What is suspect about Mitchell's criticism is how unspecific it is. What is not said is, "All cultivated musicians know what these deficiencies are. It is better to pass over them in silence." Yet that is precisely what a critic can't do. Since it is neither right nor wrong, a judgement – or, less exaltedly, an opinion – is only as good as its support. Mitchell supplies none. Even more disturbing, nobody seems to have called him on it. Hodie, according to Mitchell, is "grossly under-composed." Which parts? How can a piece be undercomposed? Give an example of "clumsy technique." What are the "inimitable idiosyncrasies" that pull VW through? If they pull him through, does this means that the piece succeeds? If not, why not? In what "greater" composition has his technique not met his needs? What are the needs of that composition? How hasn't he met them? And so on. One cannot really answer these charges, since Mitchell has provided nothing substantive to hold them up.

On the other hand, one can supply many examples of brilliance and inspiration at high heat from Hodie, not the least of which is the syncopation of the opening, as the chorus jubilates to "Nowell! Nowell! Hodie Christus natus est." The composer joked that if he had known he was going to conduct it, he would have made the rhythms easier. "Bright portals of the sky" shows us the stars, planets, and galactic fires scintillating like jewels, in orchestration both brilliant and belonging only to the composer. "The March of the Three Kings" pits chorus and orchestra in what amounts to two different meters, with an ostinato-like bass setting off different rhythmic facets of the main tune. It's also a lesson in how to handle large forces – symphony orchestra, chorus, and soloists – with stunning clarity. That alone to me refutes the charge of "no craft." But, wait! There's more! Vaughan Williams sets Hardy's "The Oxen" and Milton's "Hymn on the Morning of Christ's Nativity" simply better than anyone else. The "Hymn" in particular would give most composers fits, due to its irregular meter. Surprisingly, Vaughan Williams doesn't regularize the meter, but emphasizes its quirks – in its first appearance for solo mezzo, ravishing and rapturous; in its second for full forces, with great energy. There's also a quasi-recitative for boys choir, which at first seems to haul out yet again Vaughan Williams' pentatonic manner (think of the black keys of the piano), but which transforms into a modally-inflected chromaticism, with hints of the octotonic scale (formed by alternating whole and half-steps, or half- and whole steps). I have no idea what Mitchell means.

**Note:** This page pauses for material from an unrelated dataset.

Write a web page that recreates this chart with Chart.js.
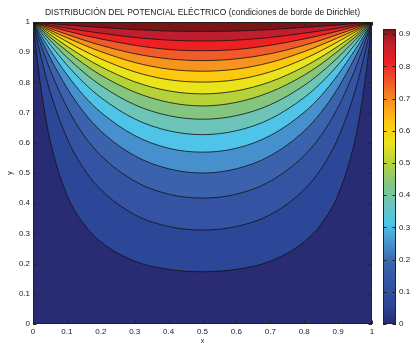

Again, Hickox's chorus and orchestra surpass those led by Willcocks. Rhythms are sharp and textures much clearer. The long crescendo and build-up in "The March of the Three Kings" comes off more purposefully in the Hickox, who builds a beautiful arch to the climax. I'd even rate the male soloists as better singers than Willcocks's stars, although Lewis has a larger voice than Tear and Shirley-Quirk has more weight in his tone than Roberts. Phrasing and diction – the mark of a singer who knows his business – are much better in the younger men, particularly Roberts, who comes across as unaffectedly as a great pop singer. However, Willcocks has Janet Baker – the great British singer after Ferrier. Elizabeth Gale is very fine indeed, but she competes with a legend. The Willcocks – if you can find it (EMI CDM769872-2) – is worth getting for Baker alone. The voice, clear as silver, radiant as Spring, melts the stoniest heart. It lets you feel the ecstasy of mysticism. I would go with her "into the gloom, hoping it might be so." It does no harm to have both performances.